Lift out all lines below that contain "page".
*** Provided material ***
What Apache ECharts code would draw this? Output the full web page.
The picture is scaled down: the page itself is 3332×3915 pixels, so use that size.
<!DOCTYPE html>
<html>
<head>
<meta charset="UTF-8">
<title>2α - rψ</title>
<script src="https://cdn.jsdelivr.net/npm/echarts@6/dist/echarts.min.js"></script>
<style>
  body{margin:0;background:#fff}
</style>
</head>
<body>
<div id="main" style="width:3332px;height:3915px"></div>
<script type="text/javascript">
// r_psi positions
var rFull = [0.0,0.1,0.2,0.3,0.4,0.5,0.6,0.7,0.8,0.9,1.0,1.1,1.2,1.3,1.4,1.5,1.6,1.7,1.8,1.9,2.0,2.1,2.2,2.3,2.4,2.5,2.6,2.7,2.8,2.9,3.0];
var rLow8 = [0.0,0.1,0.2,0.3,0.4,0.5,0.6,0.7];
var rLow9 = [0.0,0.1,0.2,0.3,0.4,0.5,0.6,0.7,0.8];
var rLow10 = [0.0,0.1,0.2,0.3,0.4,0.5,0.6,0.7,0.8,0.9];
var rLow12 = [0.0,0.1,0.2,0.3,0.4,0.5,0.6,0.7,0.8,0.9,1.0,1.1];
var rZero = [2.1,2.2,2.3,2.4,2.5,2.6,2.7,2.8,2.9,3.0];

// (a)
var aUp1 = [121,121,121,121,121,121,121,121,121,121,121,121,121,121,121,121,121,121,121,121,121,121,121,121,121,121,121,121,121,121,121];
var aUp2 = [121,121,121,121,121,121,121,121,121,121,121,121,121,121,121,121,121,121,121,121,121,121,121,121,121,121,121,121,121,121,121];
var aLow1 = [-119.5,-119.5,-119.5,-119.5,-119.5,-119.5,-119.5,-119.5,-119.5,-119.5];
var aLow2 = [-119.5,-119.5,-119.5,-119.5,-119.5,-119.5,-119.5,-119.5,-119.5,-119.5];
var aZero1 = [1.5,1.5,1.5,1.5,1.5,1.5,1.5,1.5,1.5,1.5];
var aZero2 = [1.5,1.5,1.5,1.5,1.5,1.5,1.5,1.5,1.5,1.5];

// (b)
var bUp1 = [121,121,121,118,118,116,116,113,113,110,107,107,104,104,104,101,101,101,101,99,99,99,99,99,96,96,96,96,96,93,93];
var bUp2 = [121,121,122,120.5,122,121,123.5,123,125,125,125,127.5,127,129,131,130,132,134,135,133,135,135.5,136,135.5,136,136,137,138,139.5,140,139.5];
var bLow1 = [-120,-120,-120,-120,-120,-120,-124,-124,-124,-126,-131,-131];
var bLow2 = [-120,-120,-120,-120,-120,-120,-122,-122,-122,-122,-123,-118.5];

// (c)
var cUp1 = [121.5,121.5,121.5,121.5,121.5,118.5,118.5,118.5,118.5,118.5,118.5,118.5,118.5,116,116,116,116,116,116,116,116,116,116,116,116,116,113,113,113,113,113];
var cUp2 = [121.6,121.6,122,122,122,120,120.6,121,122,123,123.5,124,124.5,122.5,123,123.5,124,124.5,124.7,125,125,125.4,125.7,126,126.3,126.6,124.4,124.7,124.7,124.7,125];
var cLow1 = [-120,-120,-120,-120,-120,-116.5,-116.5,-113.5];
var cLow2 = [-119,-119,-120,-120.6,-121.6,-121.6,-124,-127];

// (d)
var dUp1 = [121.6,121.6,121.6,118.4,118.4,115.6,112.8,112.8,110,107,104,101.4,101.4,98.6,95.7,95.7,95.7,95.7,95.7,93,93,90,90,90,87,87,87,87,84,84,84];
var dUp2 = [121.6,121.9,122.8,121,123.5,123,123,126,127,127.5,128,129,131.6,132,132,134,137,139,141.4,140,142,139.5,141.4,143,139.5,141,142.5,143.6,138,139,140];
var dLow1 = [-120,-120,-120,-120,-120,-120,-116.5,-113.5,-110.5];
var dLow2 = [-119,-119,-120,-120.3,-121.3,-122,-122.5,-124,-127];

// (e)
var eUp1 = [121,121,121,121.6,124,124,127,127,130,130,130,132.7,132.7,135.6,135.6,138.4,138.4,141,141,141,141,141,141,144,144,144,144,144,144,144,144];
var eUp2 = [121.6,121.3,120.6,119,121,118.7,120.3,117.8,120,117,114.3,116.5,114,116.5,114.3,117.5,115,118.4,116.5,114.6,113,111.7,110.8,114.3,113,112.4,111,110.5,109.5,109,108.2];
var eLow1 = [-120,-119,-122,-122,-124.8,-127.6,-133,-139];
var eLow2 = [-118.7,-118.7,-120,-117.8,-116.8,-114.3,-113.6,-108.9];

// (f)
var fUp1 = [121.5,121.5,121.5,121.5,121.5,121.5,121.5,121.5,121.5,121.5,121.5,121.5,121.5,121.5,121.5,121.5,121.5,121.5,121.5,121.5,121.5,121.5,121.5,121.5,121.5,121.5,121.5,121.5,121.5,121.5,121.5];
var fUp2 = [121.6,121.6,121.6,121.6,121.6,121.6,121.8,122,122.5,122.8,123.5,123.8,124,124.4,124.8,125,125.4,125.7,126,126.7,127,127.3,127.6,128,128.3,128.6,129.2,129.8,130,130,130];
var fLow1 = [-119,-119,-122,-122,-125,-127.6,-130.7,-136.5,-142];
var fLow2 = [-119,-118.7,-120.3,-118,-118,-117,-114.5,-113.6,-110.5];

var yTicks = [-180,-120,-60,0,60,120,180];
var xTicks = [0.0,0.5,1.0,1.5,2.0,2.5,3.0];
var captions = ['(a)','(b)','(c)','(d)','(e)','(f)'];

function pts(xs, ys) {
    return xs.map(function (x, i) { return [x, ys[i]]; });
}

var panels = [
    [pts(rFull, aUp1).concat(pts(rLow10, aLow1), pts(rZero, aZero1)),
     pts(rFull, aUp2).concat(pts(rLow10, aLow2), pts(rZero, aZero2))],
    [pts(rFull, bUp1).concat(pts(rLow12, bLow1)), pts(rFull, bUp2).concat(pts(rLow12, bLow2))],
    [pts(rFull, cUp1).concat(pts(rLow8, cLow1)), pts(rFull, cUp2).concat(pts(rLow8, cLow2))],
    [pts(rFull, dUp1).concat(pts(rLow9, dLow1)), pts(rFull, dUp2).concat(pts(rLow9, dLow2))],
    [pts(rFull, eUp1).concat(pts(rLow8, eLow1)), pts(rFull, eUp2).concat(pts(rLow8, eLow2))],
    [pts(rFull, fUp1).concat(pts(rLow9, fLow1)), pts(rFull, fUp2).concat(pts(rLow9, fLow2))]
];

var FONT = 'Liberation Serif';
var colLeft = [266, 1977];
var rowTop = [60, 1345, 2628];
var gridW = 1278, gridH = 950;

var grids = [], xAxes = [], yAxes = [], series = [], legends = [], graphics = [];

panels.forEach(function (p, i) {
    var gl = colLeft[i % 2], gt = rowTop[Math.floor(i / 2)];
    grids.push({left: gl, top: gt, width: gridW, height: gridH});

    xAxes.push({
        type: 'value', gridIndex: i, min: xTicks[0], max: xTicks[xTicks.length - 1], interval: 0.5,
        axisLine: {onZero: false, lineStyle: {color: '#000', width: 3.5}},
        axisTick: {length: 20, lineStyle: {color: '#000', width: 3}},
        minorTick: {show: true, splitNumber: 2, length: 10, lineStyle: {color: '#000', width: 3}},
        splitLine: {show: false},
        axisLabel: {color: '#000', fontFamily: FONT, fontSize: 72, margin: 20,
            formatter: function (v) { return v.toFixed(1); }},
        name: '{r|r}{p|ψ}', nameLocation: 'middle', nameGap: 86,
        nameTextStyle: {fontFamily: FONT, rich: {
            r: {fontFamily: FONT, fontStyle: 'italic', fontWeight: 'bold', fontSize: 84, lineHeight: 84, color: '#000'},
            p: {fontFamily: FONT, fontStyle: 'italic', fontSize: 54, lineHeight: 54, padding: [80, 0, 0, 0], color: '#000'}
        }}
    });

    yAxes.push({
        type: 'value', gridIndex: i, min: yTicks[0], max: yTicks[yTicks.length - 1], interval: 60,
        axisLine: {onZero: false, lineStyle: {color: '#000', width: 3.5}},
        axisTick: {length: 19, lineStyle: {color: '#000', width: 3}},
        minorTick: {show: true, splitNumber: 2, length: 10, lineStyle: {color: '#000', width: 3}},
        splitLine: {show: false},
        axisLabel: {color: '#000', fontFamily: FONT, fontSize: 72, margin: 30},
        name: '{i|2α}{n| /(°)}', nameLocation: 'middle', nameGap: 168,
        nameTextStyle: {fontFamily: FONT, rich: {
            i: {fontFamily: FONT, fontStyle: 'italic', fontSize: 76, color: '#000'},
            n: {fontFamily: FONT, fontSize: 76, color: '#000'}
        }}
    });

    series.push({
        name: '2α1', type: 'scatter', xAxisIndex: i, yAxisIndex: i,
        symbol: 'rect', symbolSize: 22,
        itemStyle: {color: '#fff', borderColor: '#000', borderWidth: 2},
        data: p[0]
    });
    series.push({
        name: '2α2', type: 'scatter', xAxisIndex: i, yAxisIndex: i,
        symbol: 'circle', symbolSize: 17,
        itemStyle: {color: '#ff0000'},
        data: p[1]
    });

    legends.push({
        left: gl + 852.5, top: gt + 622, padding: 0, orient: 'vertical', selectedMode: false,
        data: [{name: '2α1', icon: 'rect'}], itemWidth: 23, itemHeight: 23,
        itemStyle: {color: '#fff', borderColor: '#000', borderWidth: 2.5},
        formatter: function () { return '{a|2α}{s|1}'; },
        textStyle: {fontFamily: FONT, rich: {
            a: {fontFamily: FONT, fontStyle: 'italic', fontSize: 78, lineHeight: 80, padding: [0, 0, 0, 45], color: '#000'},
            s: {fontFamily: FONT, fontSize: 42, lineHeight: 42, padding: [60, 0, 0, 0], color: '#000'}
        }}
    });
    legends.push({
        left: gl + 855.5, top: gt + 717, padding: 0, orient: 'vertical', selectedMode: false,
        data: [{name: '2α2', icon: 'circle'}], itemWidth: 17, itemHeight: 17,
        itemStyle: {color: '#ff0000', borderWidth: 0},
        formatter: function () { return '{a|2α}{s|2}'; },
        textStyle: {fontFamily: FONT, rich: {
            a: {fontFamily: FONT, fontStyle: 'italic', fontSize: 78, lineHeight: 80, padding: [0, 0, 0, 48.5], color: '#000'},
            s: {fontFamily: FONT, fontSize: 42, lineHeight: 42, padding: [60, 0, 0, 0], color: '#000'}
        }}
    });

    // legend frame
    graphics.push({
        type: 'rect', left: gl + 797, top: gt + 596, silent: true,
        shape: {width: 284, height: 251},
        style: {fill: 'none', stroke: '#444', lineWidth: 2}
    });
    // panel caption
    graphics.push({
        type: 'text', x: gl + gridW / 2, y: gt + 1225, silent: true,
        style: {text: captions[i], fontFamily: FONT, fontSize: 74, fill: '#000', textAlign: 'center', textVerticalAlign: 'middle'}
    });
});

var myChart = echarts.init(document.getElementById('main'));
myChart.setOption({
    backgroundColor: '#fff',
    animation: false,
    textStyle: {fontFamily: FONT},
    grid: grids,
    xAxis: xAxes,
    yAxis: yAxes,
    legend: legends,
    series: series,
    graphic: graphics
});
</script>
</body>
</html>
***
■ Reply to the exercise:
What Apache ECharts code would draw this? Output the full web page.
The picture is scaled down: the page itself is 3332×3915 pixels, so use that size.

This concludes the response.